(GOAL OF THE EXERCISE)
Print nothing but the lines from the start of the listing below through the line that contains "const percentShares = [32.2, 21.1, 12.2, 15.6, 10, 6.7, 2.2];". Do not include the pictures.

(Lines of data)

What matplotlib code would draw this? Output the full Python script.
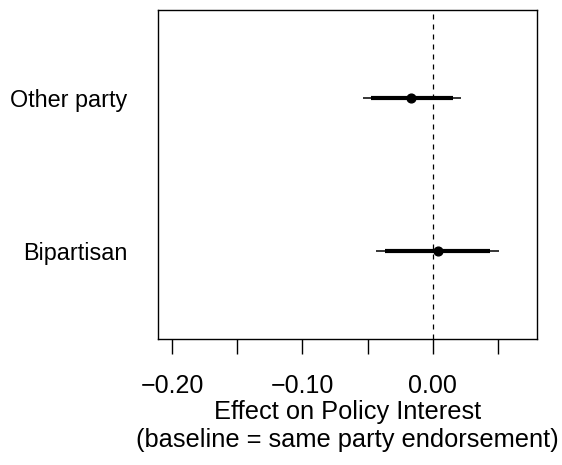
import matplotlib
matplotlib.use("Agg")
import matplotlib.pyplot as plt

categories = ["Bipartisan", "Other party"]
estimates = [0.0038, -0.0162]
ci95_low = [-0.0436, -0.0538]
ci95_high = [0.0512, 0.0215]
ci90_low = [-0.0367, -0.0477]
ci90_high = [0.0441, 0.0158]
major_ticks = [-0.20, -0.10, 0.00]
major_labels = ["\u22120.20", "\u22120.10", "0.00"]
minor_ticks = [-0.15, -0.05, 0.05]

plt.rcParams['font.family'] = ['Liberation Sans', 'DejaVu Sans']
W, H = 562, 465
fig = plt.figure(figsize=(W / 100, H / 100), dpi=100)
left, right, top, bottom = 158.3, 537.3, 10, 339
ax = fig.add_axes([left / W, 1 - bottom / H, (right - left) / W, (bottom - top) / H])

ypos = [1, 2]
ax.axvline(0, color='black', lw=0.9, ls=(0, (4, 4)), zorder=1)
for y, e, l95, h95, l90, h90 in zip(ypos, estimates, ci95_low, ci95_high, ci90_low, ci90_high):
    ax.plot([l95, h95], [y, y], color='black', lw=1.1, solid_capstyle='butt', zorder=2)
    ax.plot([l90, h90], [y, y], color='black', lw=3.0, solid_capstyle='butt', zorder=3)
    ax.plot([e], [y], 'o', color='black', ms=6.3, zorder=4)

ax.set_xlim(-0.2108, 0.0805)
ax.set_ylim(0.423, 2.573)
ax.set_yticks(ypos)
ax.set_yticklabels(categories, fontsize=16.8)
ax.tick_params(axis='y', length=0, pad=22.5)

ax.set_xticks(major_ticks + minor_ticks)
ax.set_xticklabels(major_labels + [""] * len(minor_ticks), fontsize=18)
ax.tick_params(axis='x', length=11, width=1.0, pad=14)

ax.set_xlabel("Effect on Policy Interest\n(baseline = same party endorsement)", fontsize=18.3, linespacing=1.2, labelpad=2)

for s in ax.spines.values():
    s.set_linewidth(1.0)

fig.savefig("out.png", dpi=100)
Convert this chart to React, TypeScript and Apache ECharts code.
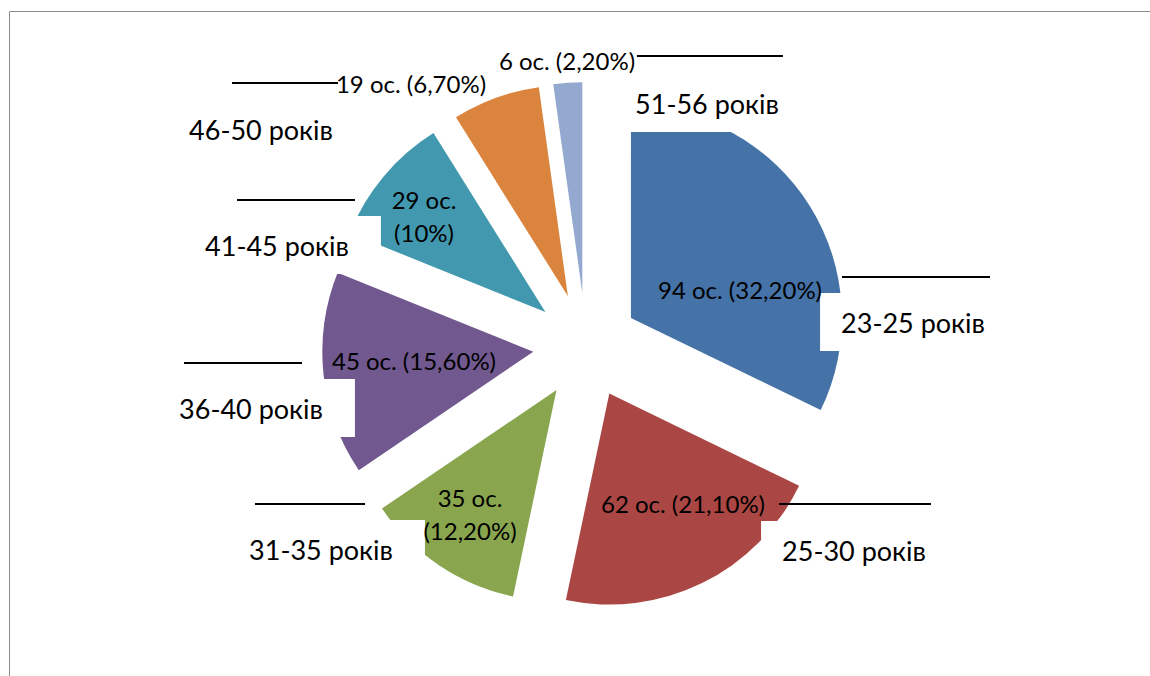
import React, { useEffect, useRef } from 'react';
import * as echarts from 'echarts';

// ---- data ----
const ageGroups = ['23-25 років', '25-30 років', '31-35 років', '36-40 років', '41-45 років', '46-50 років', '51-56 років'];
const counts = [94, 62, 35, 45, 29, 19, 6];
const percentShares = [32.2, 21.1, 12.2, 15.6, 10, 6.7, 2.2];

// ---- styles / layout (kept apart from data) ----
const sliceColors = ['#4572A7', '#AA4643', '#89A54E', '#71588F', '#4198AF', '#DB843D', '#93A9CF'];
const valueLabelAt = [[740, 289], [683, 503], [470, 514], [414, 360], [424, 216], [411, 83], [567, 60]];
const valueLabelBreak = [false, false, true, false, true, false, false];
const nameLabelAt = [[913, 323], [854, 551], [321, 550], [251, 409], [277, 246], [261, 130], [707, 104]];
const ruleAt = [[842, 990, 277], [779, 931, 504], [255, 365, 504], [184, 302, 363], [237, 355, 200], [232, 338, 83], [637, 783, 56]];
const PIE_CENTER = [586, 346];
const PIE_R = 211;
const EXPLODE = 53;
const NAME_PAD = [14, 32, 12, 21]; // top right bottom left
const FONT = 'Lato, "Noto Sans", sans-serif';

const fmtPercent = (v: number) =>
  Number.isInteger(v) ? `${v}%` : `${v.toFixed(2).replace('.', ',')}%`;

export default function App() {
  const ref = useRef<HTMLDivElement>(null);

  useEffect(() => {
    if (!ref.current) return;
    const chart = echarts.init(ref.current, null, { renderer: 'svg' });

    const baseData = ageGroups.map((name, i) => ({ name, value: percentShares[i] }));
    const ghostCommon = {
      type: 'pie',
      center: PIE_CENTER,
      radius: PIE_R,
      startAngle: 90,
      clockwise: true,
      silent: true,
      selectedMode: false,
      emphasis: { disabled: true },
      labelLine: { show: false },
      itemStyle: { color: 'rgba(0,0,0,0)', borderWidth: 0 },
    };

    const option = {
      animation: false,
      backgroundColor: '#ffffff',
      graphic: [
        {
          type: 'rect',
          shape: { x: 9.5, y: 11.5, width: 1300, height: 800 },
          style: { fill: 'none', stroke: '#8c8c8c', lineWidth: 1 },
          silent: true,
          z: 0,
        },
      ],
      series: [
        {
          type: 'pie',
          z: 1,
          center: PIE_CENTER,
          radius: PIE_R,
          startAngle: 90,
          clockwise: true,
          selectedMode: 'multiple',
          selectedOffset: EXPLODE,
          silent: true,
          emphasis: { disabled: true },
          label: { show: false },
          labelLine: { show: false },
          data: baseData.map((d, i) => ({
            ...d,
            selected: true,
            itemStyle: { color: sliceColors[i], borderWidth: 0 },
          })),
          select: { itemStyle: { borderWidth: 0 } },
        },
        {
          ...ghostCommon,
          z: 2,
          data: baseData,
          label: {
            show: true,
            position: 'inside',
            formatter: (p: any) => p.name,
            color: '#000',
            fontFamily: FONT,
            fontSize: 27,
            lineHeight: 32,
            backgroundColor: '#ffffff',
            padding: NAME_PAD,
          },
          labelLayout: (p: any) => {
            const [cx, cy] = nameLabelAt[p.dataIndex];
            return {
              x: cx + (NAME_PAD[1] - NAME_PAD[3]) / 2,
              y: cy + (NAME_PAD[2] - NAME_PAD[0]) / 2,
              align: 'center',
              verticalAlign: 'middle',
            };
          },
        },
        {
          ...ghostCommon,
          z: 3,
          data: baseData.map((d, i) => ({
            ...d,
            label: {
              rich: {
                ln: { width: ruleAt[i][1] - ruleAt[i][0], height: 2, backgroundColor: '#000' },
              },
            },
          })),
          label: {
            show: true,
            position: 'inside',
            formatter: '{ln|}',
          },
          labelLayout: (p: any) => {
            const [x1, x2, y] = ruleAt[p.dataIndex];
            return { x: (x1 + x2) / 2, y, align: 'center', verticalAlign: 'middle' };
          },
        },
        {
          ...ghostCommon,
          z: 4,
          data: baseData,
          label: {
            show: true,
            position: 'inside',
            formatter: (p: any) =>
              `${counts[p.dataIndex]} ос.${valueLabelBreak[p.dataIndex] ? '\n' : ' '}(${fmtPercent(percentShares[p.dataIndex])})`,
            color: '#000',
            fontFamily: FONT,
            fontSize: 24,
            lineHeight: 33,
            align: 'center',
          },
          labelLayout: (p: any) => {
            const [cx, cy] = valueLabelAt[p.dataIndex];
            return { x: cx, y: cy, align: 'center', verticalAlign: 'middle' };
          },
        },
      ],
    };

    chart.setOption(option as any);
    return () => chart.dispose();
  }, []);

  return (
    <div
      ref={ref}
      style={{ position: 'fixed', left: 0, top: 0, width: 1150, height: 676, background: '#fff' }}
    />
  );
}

(SOLUTION BELOW)
What matplotlib code would draw this? Output the full Python script.
import matplotlib
matplotlib.use("Agg")
import matplotlib.pyplot as plt

categories = ["Bipartisan", "Other party"]
estimates = [0.0038, -0.0162]
ci95_low = [-0.0436, -0.0538]
ci95_high = [0.0512, 0.0215]
ci90_low = [-0.0367, -0.0477]
ci90_high = [0.0441, 0.0158]
major_ticks = [-0.20, -0.10, 0.00]
major_labels = ["\u22120.20", "\u22120.10", "0.00"]
minor_ticks = [-0.15, -0.05, 0.05]

plt.rcParams['font.family'] = ['Liberation Sans', 'DejaVu Sans']
W, H = 562, 465
fig = plt.figure(figsize=(W / 100, H / 100), dpi=100)
left, right, top, bottom = 158.3, 537.3, 10, 339
ax = fig.add_axes([left / W, 1 - bottom / H, (right - left) / W, (bottom - top) / H])

ypos = [1, 2]
ax.axvline(0, color='black', lw=0.9, ls=(0, (4, 4)), zorder=1)
for y, e, l95, h95, l90, h90 in zip(ypos, estimates, ci95_low, ci95_high, ci90_low, ci90_high):
    ax.plot([l95, h95], [y, y], color='black', lw=1.1, solid_capstyle='butt', zorder=2)
    ax.plot([l90, h90], [y, y], color='black', lw=3.0, solid_capstyle='butt', zorder=3)
    ax.plot([e], [y], 'o', color='black', ms=6.3, zorder=4)

ax.set_xlim(-0.2108, 0.0805)
ax.set_ylim(0.423, 2.573)
ax.set_yticks(ypos)
ax.set_yticklabels(categories, fontsize=16.8)
ax.tick_params(axis='y', length=0, pad=22.5)

ax.set_xticks(major_ticks + minor_ticks)
ax.set_xticklabels(major_labels + [""] * len(minor_ticks), fontsize=18)
ax.tick_params(axis='x', length=11, width=1.0, pad=14)

ax.set_xlabel("Effect on Policy Interest\n(baseline = same party endorsement)", fontsize=18.3, linespacing=1.2, labelpad=2)

for s in ax.spines.values():
    s.set_linewidth(1.0)

fig.savefig("out.png", dpi=100)
Convert this chart to React, TypeScript and Apache ECharts code.
import React, { useEffect, useRef } from 'react';
import * as echarts from 'echarts';

// ---- data ----
const ageGroups = ['23-25 років', '25-30 років', '31-35 років', '36-40 років', '41-45 років', '46-50 років', '51-56 років'];
const counts = [94, 62, 35, 45, 29, 19, 6];
const percentShares = [32.2, 21.1, 12.2, 15.6, 10, 6.7, 2.2];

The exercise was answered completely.